“Holds many surprises for the reader who has seen the Cuban reality . . . only through the distorting prism of propaganda.” —The New York Times Book Review, 1967
On December 31, 1958, Lee Lockwood, then a young photojournalist, went to Cuba to cover what looked to be the end of Batista’s regime. He arrived the day before Fidel Castro took power and spent a week canvassing the island before finding the victorious leader. Castro immediately took to Lockwood and over the next decade invited him back many times, granting him special access to his inner circle and free rein to explore the island without the usual restrictions imposed upon American journalists.

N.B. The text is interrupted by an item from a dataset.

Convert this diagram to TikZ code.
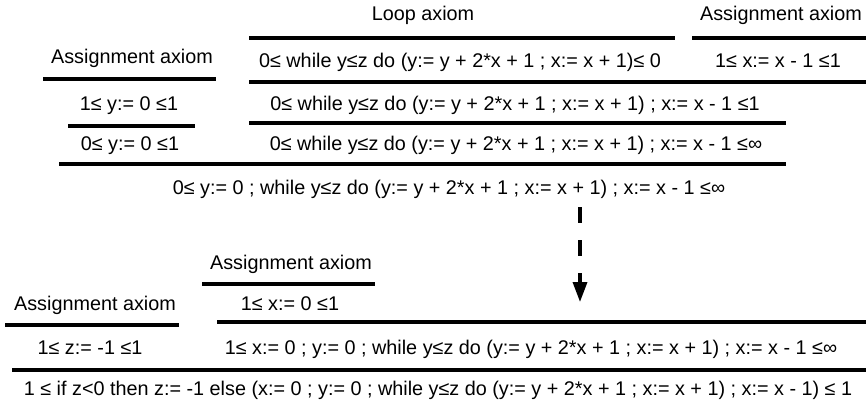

In 1965, Castro granted Lockwood a rare, in-depth interview but then missed appointment after appointment. Days turned into weeks turned into three interminable months, as Lockwood, like many journalists before and since, waited for Castro. But it was worth the anticipation, climaxing in a marathon seven-day interview that covered everything from racial issues in America to the Cuban Missile Crisis. It remains to this day one of the most penetrating portraits of the Cuban leader.
Originally published in 1967, Lockwood’s interviews and observations are now republished by TASCHEN alongside hundreds of photographs covering both the weeks Lockwood spent traveling with Castro and the years he documented Cuba’s transformation throughout the ’60s. From military encampments in the Sierra Maestra mountains to Havana street life and political rallies, many of these color images have never been published before. A foreword and afterword by Latin America expert Saul Landau contextualize Lockwood’s work at a moment in history when U.S.-Cuba relations once again take center stage.